Intellectual property considerations also shape this field. If training data includes copyrighted material, questions arise about ownership of the models and the rights to transcripts produced from that data. Industry practice generally supports licensing and fair use in ways that respect creators while enabling broader access to automation benefits. See copyright and intellectual property for more background.
Controversies and debates around automatic transcription are widespread and multifaceted. They often center on how to balance rapid innovation with responsible use, how to handle biases in training data, and how to maintain user trust in an environment where machines transcribe spoken word with growing speed and accuracy.
- Bias and fairness: Critics point to uneven performance across dialects and accents, which can undermine the reliability of transcripts in diverse populations. A market-driven response emphasizes broad and representative data collection, transparent reporting of model limitations, and ongoing testing under real-world conditions. Skeptical critiques that frame concerns as wholesale rejection of automation tend to miss the practical path: improve data diversity, evaluation standards, and domain adaptation while preserving the benefits of faster transcription.
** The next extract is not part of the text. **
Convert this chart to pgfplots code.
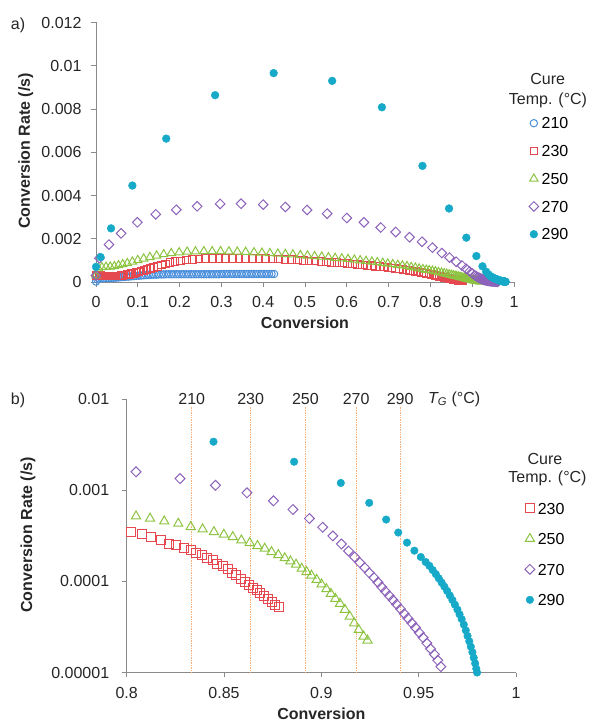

- Privacy and surveillance: The deployment of transcription tools in workplaces, consumer devices, and public settings raises legitimate concerns about eavesdropping and data misuse. A principled stance favors privacy by design, opt-in data sharing, encryption, and clear retention policies, while avoiding overbearing mandates that stifle innovation or push services offshore.
- Labor implications: The automation of transcription tasks is often balanced against the need for high-skill work. Advocates argue for retraining programs and new roles in content curation and metadata management, while opponents warn of abrupt job losses in certain segments. A practical approach centers on transition support and incentives for employers to retrain rather than slow technology adoption.
- Training data and IP: The use of copyrighted material to train models prompts questions about licensing and the ownership of derived transcripts. The mainstream view tends toward licensing pathways and transparent disclosures about data sources, coupled with respect for creators’ rights without hampering progress.
- Open-source versus proprietary ecosystems: Open projects foster transparency and broad participation, while proprietary platforms can accelerate deployment and specialization. The market often benefits from a mix of both models, with standards and interoperability reducing lock-in and enabling competition.
From a policy perspective, the emphasis tends to be on enabling innovation while preserving user trust. Regulatory approaches that emphasize outcome-based standards, clear consent, and enforceable data-security requirements are seen as more effective than heavy-handed technology bans or prescriptive mandates. Proponents of limited government intervention argue that robust competition, property rights, and voluntary standards are better mechanisms for delivering performance gains and consumer choice than top-down regulation.